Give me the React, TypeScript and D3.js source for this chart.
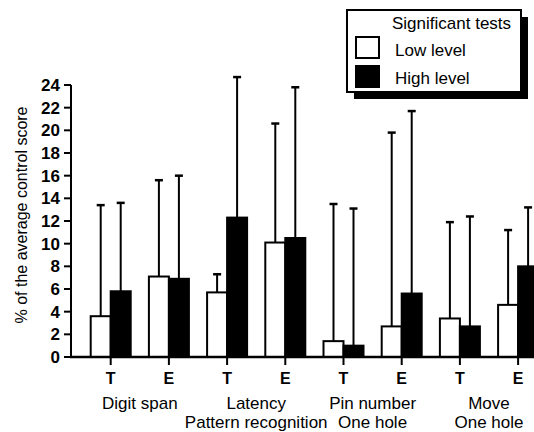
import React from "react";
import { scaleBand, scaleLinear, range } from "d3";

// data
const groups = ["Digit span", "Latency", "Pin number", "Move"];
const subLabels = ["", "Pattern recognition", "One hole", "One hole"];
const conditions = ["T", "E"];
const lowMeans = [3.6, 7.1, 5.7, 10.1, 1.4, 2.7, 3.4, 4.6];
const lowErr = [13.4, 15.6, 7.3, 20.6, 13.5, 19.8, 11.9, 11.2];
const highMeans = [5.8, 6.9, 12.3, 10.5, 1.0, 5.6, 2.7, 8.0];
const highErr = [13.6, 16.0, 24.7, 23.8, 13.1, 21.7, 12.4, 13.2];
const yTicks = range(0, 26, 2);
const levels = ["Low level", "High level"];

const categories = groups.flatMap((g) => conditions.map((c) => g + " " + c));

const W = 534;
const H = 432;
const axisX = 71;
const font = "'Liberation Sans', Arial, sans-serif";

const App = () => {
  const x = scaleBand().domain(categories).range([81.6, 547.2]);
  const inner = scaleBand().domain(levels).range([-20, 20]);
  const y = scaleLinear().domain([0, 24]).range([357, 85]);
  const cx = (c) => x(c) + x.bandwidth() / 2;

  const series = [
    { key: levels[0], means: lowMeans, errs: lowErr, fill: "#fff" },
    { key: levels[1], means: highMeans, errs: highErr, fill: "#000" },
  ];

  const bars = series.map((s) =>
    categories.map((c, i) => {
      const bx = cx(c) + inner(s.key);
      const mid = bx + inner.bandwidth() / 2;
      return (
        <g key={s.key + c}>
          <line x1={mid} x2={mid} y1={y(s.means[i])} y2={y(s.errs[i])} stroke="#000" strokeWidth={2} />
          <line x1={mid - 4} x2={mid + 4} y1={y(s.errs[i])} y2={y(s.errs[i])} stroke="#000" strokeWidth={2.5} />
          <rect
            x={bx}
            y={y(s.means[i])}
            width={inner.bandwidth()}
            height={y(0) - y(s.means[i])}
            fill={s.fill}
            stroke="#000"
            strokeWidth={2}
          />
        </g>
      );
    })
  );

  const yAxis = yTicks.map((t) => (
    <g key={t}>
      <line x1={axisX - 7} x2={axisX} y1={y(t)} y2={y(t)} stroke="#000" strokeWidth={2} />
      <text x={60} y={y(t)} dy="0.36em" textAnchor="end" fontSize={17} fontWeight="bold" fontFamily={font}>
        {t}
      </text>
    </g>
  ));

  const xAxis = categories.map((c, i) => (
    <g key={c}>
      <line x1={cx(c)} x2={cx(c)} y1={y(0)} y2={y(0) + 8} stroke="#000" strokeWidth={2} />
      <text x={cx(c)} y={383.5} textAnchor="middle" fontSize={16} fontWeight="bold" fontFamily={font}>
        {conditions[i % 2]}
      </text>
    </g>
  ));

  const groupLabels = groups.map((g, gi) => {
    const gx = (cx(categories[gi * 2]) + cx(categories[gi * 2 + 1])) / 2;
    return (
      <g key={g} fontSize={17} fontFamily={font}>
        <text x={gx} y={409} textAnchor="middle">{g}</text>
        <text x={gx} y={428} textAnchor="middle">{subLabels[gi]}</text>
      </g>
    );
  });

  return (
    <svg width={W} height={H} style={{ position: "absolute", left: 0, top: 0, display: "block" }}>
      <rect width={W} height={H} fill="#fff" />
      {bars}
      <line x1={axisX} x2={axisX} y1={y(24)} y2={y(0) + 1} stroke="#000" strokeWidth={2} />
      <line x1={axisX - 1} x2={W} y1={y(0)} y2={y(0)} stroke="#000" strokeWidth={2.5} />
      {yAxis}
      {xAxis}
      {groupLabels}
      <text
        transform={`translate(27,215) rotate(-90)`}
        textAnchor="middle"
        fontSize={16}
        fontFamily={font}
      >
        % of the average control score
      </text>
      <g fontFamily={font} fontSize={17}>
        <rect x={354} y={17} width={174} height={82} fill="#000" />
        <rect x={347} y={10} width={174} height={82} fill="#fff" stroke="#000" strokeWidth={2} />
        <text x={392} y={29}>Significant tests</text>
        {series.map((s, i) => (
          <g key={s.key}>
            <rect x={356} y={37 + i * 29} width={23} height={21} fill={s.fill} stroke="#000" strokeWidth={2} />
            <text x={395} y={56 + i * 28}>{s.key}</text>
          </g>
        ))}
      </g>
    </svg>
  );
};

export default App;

----------

= EXERCISE =
Copy out every line of the data that includes the word "React".

= SOLUTION FOR THIS PROBLEM =
Give me the React, TypeScript and D3.js source for this chart.
import React from "react";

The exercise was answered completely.